Kumano as a sacred site that enchants people

I first visited Kumano in July 2008 during a trip at a friend’s invitation to view Kozagawa’s Kochi Festival. As I was gazing out at the Kumano Sea from the window of our train on the Kisei Main Line, a volcanic shoreline came into view, and I thought to myself, how odd, when there are no volcanoes on the Kii Peninsula. This was the beginning of my fascination with the Kumano.
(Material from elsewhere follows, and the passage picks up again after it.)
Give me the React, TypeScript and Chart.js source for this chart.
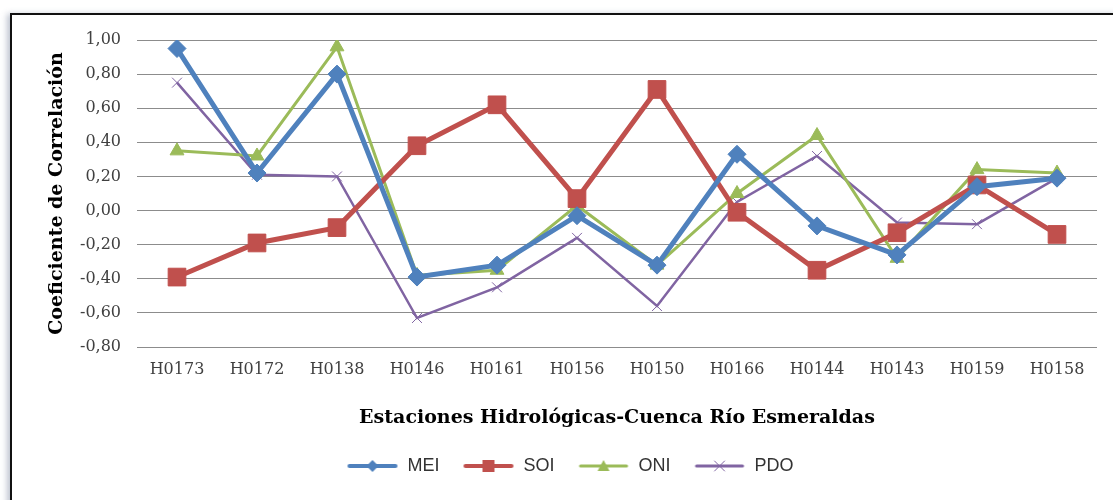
import React, { useEffect, useRef } from "react";
import { Chart, registerables } from "chart.js";

Chart.register(...registerables);

const categories = ["H0173", "H0172", "H0138", "H0146", "H0161", "H0156", "H0150", "H0166", "H0144", "H0143", "H0159", "H0158"];
const meiValues = [0.95, 0.22, 0.8, -0.39, -0.32, -0.03, -0.32, 0.33, -0.09, -0.26, 0.14, 0.19];
const soiValues = [-0.39, -0.19, -0.1, 0.38, 0.62, 0.07, 0.71, -0.01, -0.35, -0.13, 0.15, -0.14];
const oniValues = [0.35, 0.32, 0.96, -0.38, -0.35, 0.03, -0.32, 0.1, 0.44, -0.28, 0.24, 0.22];
const pdoValues = [0.75, 0.21, 0.2, -0.63, -0.45, -0.16, -0.56, 0.05, 0.32, -0.07, -0.08, 0.19];
const seriesNames = ["MEI", "SOI", "ONI", "PDO"];
const yMin = -0.8;
const yMax = 1.0;
const yStep = 0.2;
const xTitle = "Estaciones Hidrológicas-Cuenca Río Esmeraldas";
const yTitle = "Coeficiente de Correlación";

const COLORS = ["#4F81BD", "#C0504D", "#9BBB59", "#8064A2"];

function makeIcon(color: string, lineWidth: number, marker: string): HTMLCanvasElement {
  const c = document.createElement("canvas");
  c.width = 52;
  c.height = 20;
  const ctx = c.getContext("2d")!;
  ctx.strokeStyle = color;
  ctx.fillStyle = color;
  ctx.lineWidth = lineWidth;
  ctx.lineCap = "round";
  ctx.beginPath();
  ctx.moveTo(3, 10);
  ctx.lineTo(49, 10);
  ctx.stroke();
  const cx = 26, cy = 10;
  ctx.beginPath();
  if (marker === "diamond") {
    ctx.moveTo(cx, cy - 6);
    ctx.lineTo(cx + 6, cy);
    ctx.lineTo(cx, cy + 6);
    ctx.lineTo(cx - 6, cy);
    ctx.closePath();
    ctx.fill();
  } else if (marker === "square") {
    ctx.rect(cx - 6, cy - 6, 12, 12);
    ctx.fill();
  } else if (marker === "triangle") {
    ctx.moveTo(cx, cy - 6);
    ctx.lineTo(cx + 6, cy + 5);
    ctx.lineTo(cx - 6, cy + 5);
    ctx.closePath();
    ctx.fill();
  } else {
    ctx.lineWidth = 1;
    ctx.moveTo(cx - 5, cy - 5);
    ctx.lineTo(cx + 5, cy + 5);
    ctx.moveTo(cx + 5, cy - 5);
    ctx.lineTo(cx - 5, cy + 5);
    ctx.stroke();
  }
  return c;
}

function fmt(v: number): string {
  const n = Math.abs(v) < 1e-9 ? 0 : v;
  return n.toFixed(2).replace(".", ",");
}

export default function App() {
  const ref = useRef<HTMLCanvasElement | null>(null);

  useEffect(() => {
    if (!ref.current) return;
    const icons = [
      makeIcon(COLORS[0], 4, "diamond"),
      makeIcon(COLORS[1], 4, "square"),
      makeIcon(COLORS[2], 3, "triangle"),
      makeIcon(COLORS[3], 3, "cross"),
    ];
    const serif = "'DejaVu Serif', serif";
    const chart = new Chart(ref.current, {
      type: "line",
      data: {
        labels: categories,
        datasets: [
          {
            label: seriesNames[0],
            data: meiValues,
            borderColor: COLORS[0],
            backgroundColor: COLORS[0],
            borderWidth: 5,
            pointStyle: "rectRot",
            pointRadius: 9,
            pointBorderWidth: 1,
            pointBackgroundColor: COLORS[0],
            pointBorderColor: COLORS[0],
            tension: 0,
          },
          {
            label: seriesNames[1],
            data: soiValues,
            borderColor: COLORS[1],
            backgroundColor: COLORS[1],
            borderWidth: 5,
            pointStyle: "rect",
            pointRadius: 12.5,
            pointBorderWidth: 1,
            pointBackgroundColor: COLORS[1],
            pointBorderColor: COLORS[1],
            tension: 0,
          },
          {
            label: seriesNames[2],
            data: oniValues,
            borderColor: COLORS[2],
            backgroundColor: COLORS[2],
            borderWidth: 3,
            pointStyle: "triangle",
            pointRadius: 8,
            pointBorderWidth: 1,
            pointBackgroundColor: COLORS[2],
            pointBorderColor: COLORS[2],
            tension: 0,
          },
          {
            label: seriesNames[3],
            data: pdoValues,
            borderColor: COLORS[3],
            backgroundColor: COLORS[3],
            borderWidth: 2.5,
            pointStyle: "crossRot",
            pointRadius: 7,
            pointBorderWidth: 1,
            pointBackgroundColor: COLORS[3],
            pointBorderColor: COLORS[3],
            tension: 0,
          },
        ],
      },
      options: {
        responsive: false,
        animation: false,
        layout: { padding: { left: 43, right: 16, top: 40, bottom: 15 } },
        scales: {
          x: {
            type: "category",
            offset: true,
            grid: { display: false, drawTicks: false },
            border: { display: false },
            ticks: {
              padding: 13,
              autoSkip: false,
              maxRotation: 0,
              color: "#404040",
              font: { family: serif, size: 16 },
            },
            title: {
              display: true,
              text: xTitle,
              color: "#000",
              font: { family: serif, size: 19, weight: "bold" },
              padding: { top: 0, bottom: 5 },
            },
            afterFit: (s: any) => {
              s.height = 87;
            },
          },
          y: {
            min: yMin,
            max: yMax,
            grid: { color: "#8c8c8c", lineWidth: 1, drawTicks: false },
            border: { display: false },
            ticks: {
              stepSize: yStep,
              padding: 16,
              color: "#404040",
              font: { family: serif, size: 16 },
              callback: (v: any) => fmt(Number(v)),
            },
            title: {
              display: true,
              text: yTitle,
              color: "#000",
              font: { family: serif, size: 19, weight: "bold" },
              padding: { top: 3, bottom: 0 },
            },
            afterFit: (s: any) => {
              s.width = 94;
            },
          },
        },
        plugins: {
          tooltip: { enabled: false },
          legend: {
            display: true,
            position: "bottom",
            labels: {
              usePointStyle: true,
              pointStyleWidth: 52,
              padding: 23,
              color: "#333",
              font: { family: "'Liberation Sans', Arial, sans-serif", size: 18 },
              generateLabels: (ch: any) => {
                const base = Chart.defaults.plugins.legend.labels.generateLabels(ch);
                return base.map((it: any, i: number) => ({ ...it, pointStyle: icons[i] }));
              },
            },
          },
        },
      },
    } as any);
    return () => chart.destroy();
  }, []);

  return (
    <div style={{ position: "absolute", left: 0, top: 0, width: 1113, height: 500, overflow: "hidden", background: "#fff" }}>
      <canvas ref={ref} width={1113} height={500} style={{ position: "absolute", left: 0, top: 0 }} />
      <div
        style={{
          position: "absolute",
          left: 10,
          top: 13,
          width: 1300,
          height: 700,
          borderLeft: "2px solid #111",
          borderTop: "2px solid #111",
          boxShadow: "-3px 1px 6px rgba(110,125,150,0.45)",
          pointerEvents: "none",
        }}
      />
    </div>
  );
}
By chance, I ran into a local geologist at the festival, and when I asked him about the volcanic shoreline I had seen from the train window, he explained that the area was home to enormous caldera craters such as the Kumano caldera crater 14 million years ago, and that their traces could be found throughout the area, for example in the form of Nachi Waterfall and Hashigui-iwa Rock. Ever since, I've wondered whether perhaps the Oto Matsuri Festival at Kamikura-jinja Shrine and Nachi-no-Ogi Matsuri(Nachi Fire Festival) at Kumano Nachi Taisha Grand Shrine were originally derived from volcanic activity in the area. The most difficult thing to forget about Kumano is the warmth of the residents with whom I’ve had the pleasure of interacting there. That warmth may well underpin the unending appeal of Kumano.